Sports Journalists Have Love/Hate Relationship with Comment Boxes


Osolin explores the ever-blurring roles of ‘author’ and ‘reader’ in online spaces thanks, in part, to genres such as comment boxes that allow readers the opportunity to give their opinions about works published on websites. Looking at one online sports editorial piece typed up after an emotional Chicago Bears football game, she examines how those small comment boxes can have big impacts on the initial author.

Irina Nersessova

One Audience Too Many: An Interview on Prescriptive and Receptive Audiences in Screenwriting


An audience is traditionally thought of as a group that only participates in a given medium by experiencing and interpreting it but not by having any hand in crafting or changing it. However, screenwriters encounter an interactive audience that is actively engaged in the act of producing a film. This creates an interesting dynamic between screenwriters and their work, which Michael Melkon will elaborate on in this interview with Nersessova.

Sarah Scharlau

Commas Here, Commas There, Commas Everywhere!

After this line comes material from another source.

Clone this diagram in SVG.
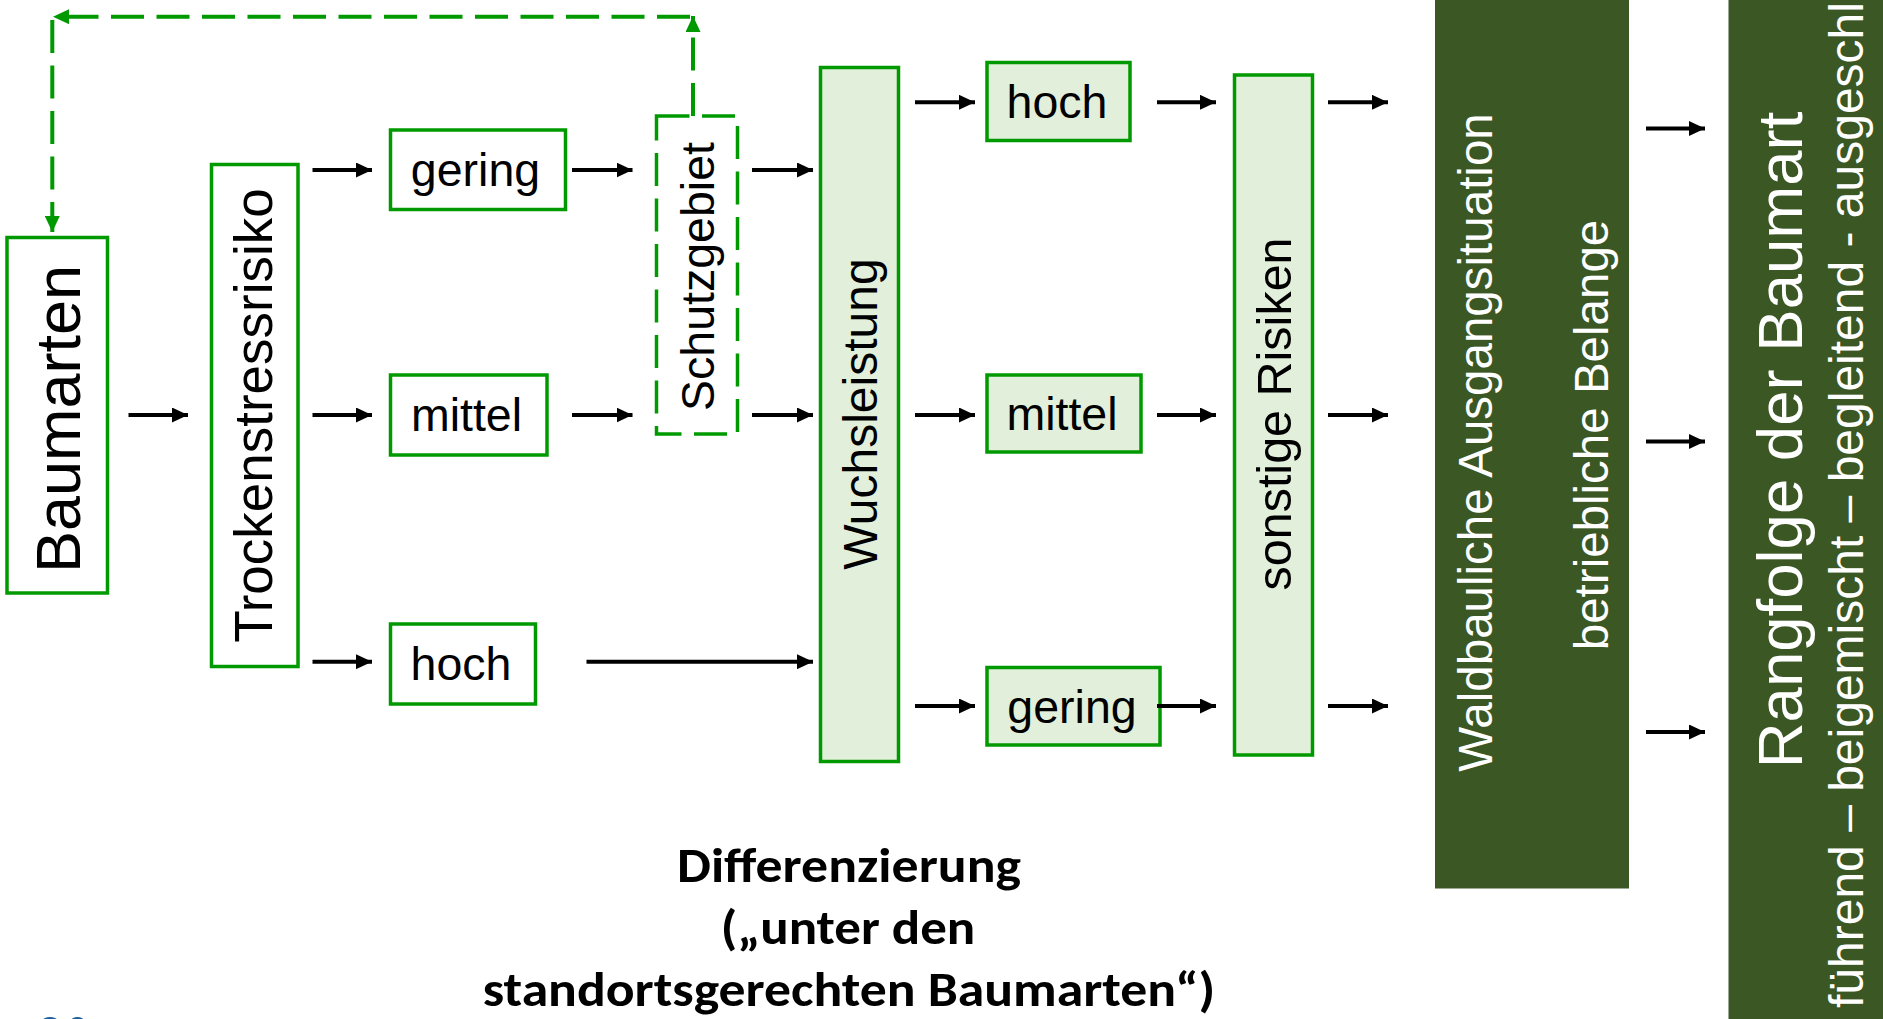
<svg xmlns="http://www.w3.org/2000/svg" width="1883" height="1019" viewBox="0 0 1883 1019">
  <style>
    .box { fill: #ffffff; stroke: #009a00; stroke-width: 3.5; }
    .boxf { fill: #e2efda; stroke: #009a00; stroke-width: 3.5; }
    .dash { fill: #ffffff; stroke: #009a00; stroke-width: 3.5; stroke-dasharray: 33 12.5; }
    .dark { fill: #3b5724; stroke: none; }
    .lbl { font-family: "Liberation Sans", Arial, sans-serif; fill: #000000; }
    .wlbl { font-family: "Liberation Sans", Arial, sans-serif; fill: #ffffff; }
    .arr { stroke: #000000; stroke-width: 4; fill: none; marker-end: url(#ah); }
    .fb { stroke: #009a00; stroke-width: 4; fill: none; stroke-dasharray: 33 12.5; marker-end: url(#gh); }
    .cap { font-family: "Carlito", "Lato", sans-serif; font-weight: bold; font-size: 48px; fill: #000000; }
  </style>
  <defs>
    <marker id="ah" markerUnits="userSpaceOnUse" markerWidth="16" markerHeight="15" refX="16" refY="7.5" orient="auto">
      <path d="M0,0 L16,7.5 L0,15 Z" fill="#000000"/>
    </marker>
    <marker id="gh" markerUnits="userSpaceOnUse" markerWidth="16" markerHeight="15" refX="16" refY="7.5" orient="auto">
      <path d="M0,0 L16,7.5 L0,15 Z" fill="#009a00"/>
    </marker>
  </defs>

  <rect width="1883" height="1019" fill="#ffffff"/>

  <!-- nodes -->
  <g id="baumarten">
    <rect class="box" x="7" y="237.5" width="100.5" height="355.5"/>
    <text class="lbl" font-size="63" text-anchor="middle" transform="translate(80,419) rotate(-90)">Baumarten</text>
  </g>
  <g id="trockenstressrisiko">
    <rect class="box" x="211.5" y="164.5" width="86.5" height="502"/>
    <text class="lbl" font-size="53" text-anchor="middle" transform="translate(272,415.5) rotate(-90)">Trockenstressrisiko</text>
  </g>
  <g id="ts-gering">
    <rect class="box" x="390.5" y="130" width="175" height="79.5"/>
    <text class="lbl" font-size="46.5" text-anchor="middle" x="475.5" y="186">gering</text>
  </g>
  <g id="ts-mittel">
    <rect class="box" x="390.5" y="375" width="156.5" height="80"/>
    <text class="lbl" font-size="46.5" text-anchor="middle" x="466.5" y="430.5">mittel</text>
  </g>
  <g id="ts-hoch">
    <rect class="box" x="390.5" y="624" width="145" height="80"/>
    <text class="lbl" font-size="46.5" text-anchor="middle" x="461" y="680">hoch</text>
  </g>
  <g id="schutzgebiet">
    <rect class="dash" x="656.5" y="116" width="81" height="318"/>
    <text class="lbl" font-size="46.5" text-anchor="middle" transform="translate(714,276.5) rotate(-90)">Schutzgebiet</text>
  </g>
  <g id="wuchsleistung">
    <rect class="boxf" x="820.5" y="67.5" width="78" height="694"/>
    <text class="lbl" font-size="48" text-anchor="middle" transform="translate(877,414) rotate(-90)">Wuchsleistung</text>
  </g>
  <g id="wl-hoch">
    <rect class="boxf" x="987" y="62.5" width="143" height="78"/>
    <text class="lbl" font-size="46.5" text-anchor="middle" x="1057" y="118.3">hoch</text>
  </g>
  <g id="wl-mittel">
    <rect class="boxf" x="987" y="375" width="154" height="77"/>
    <text class="lbl" font-size="46.5" text-anchor="middle" x="1062" y="430">mittel</text>
  </g>
  <g id="wl-gering">
    <rect class="boxf" x="987" y="667.5" width="173" height="77.5"/>
    <text class="lbl" font-size="46.5" text-anchor="middle" x="1072" y="723.3">gering</text>
  </g>
  <g id="sonstige-risiken">
    <rect class="boxf" x="1234.5" y="75" width="78" height="680"/>
    <text class="lbl" font-size="48.5" text-anchor="middle" transform="translate(1291,414) rotate(-90)">sonstige Risiken</text>
  </g>
  <g id="waldbau">
    <rect class="dark" x="1435" y="0" width="194" height="888.5"/>
    <text class="wlbl" font-size="47.5" text-anchor="middle" transform="translate(1492,442.5) rotate(-90)">Waldbauliche Ausgangsituation</text>
    <text class="wlbl" font-size="47.5" text-anchor="middle" transform="translate(1608,435) rotate(-90)">betriebliche Belange</text>
  </g>
  <g id="rangfolge">
    <rect class="dark" x="1728.5" y="0" width="160" height="1019"/>
    <text class="wlbl" font-size="63.5" text-anchor="middle" transform="translate(1802,440) rotate(-90)">Rangfolge der Baumart</text>
    <text class="wlbl" font-size="48" text-anchor="start" transform="translate(1863,1008) rotate(-90)">führend – beigemischt – begleitend - ausgeschlossen</text>
  </g>

  <!-- connectors -->
  <g id="connectors">
    <path class="arr" d="M128.5,415 H188"/>
    <path class="arr" d="M312.5,170 H372"/>
    <path class="arr" d="M312.5,415 H372"/>
    <path class="arr" d="M312.5,661.7 H372"/>
    <path class="arr" d="M572,170 H632.5"/>
    <path class="arr" d="M572,415 H632.5"/>
    <path class="arr" d="M586.5,661.7 H813"/>
    <path class="arr" d="M752,170 H813"/>
    <path class="arr" d="M752,415 H813"/>
    <path class="arr" d="M915,102.3 H975"/>
    <path class="arr" d="M915,415 H975"/>
    <path class="arr" d="M915,706 H975"/>
    <path class="arr" d="M1157,102.3 H1216"/>
    <path class="arr" d="M1157,415 H1216"/>
    <path class="arr" d="M1157,706 H1216"/>
    <path class="arr" d="M1328,102.3 H1388"/>
    <path class="arr" d="M1328,415 H1388"/>
    <path class="arr" d="M1328,706 H1388"/>
    <path class="arr" d="M1646,128.5 H1705"/>
    <path class="arr" d="M1646,441.5 H1705"/>
    <path class="arr" d="M1646,732 H1705"/>
    <!-- dashed feedback loop from Schutzgebiet back to Baumarten -->
    <path class="fb" d="M693,116 V16"/>
    <path class="fb" d="M690,16.7 H53"/>
    <path class="fb" d="M52.3,20 V232"/>
  </g>

  <!-- caption -->
  <g id="caption">
    <text class="cap" text-anchor="middle" x="849" y="882" textLength="344" lengthAdjust="spacingAndGlyphs">Differenzierung</text>
    <text class="cap" text-anchor="middle" x="848" y="944" textLength="254.6" lengthAdjust="spacingAndGlyphs">(„unter den</text>
    <text class="cap" text-anchor="middle" x="849" y="1006" textLength="732.5" lengthAdjust="spacingAndGlyphs">standortsgerechten Baumarten“)</text>
  </g>

  <!-- cut-off marks at the lower left edge -->
  <g id="edge-marks" fill="#1a5fa0">
    <ellipse cx="50" cy="1020" rx="7" ry="3"/>
    <ellipse cx="77.5" cy="1020" rx="6" ry="3"/>
  </g>
</svg>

Scharlau investigates how, and for what types of writing styles, commas are used. Using information from Grammatically Correct by Anne Stilman, Scharlau demonstrates features of commas from some of her own writing.

Tyler Kostecki

Understanding Language and Culture with Cultural Historical Activity Theory 

Drawing from his experience in ENG 145, an undergraduate writing course at Illinois State University, Kostecki breaks down the terminology of Cultural-Historical Activity Theory (CHAT). Using the terminology of CHAT and conventions from examples, he explains how each of the terms can be used to form a better understanding of genres, writing situations, language, and culture.

Moria Torrington

The Grape Dimetapp™ Effect: Revising the “Revision as Medicine” Metaphor


Revision is a process that writers sometimes feel is a “necessary evil.” Torrington explains how seeing and enacting revision through a Cultural Historical Activity Theory (CHAT) perspective can make the process more useful and, ultimately, less painful for writers who want to improve their texts in any genre.

Samantha Stout

My Relationship with Writing


Stout describes her method of approaching writing in a way that is less of a formal structure and more of a romantic affair. Writing is personal, and the way we go about writing varies from person to person. Stout uses the stages of a relationship to describe how she goes about deciding on a topic, researching, preparing to write, and ultimately writing compositions.

Brad Ure

From Cordially Yours to What’s Up: Investigating Formal and Informal Letters


Ure investigates the differences and similarities between two genres of letters, formal and informal. Ure will review common conventions in each genre and discuss when each type may be used and conclude by explaining how the letter genre is changing and what it may be like in the future.

Erin Frost

So What’s a Quad Chart, Exactly?: Exercises in Genre 

Frost details her experience with an unfamiliar genre—the quad chart. She explains the methodology behind her investigation of the genre, which involves doing research, consulting professionals, and producing the genre. Additionally, Erin examines the benefits of doing in-depth analyses when interacting with new genres.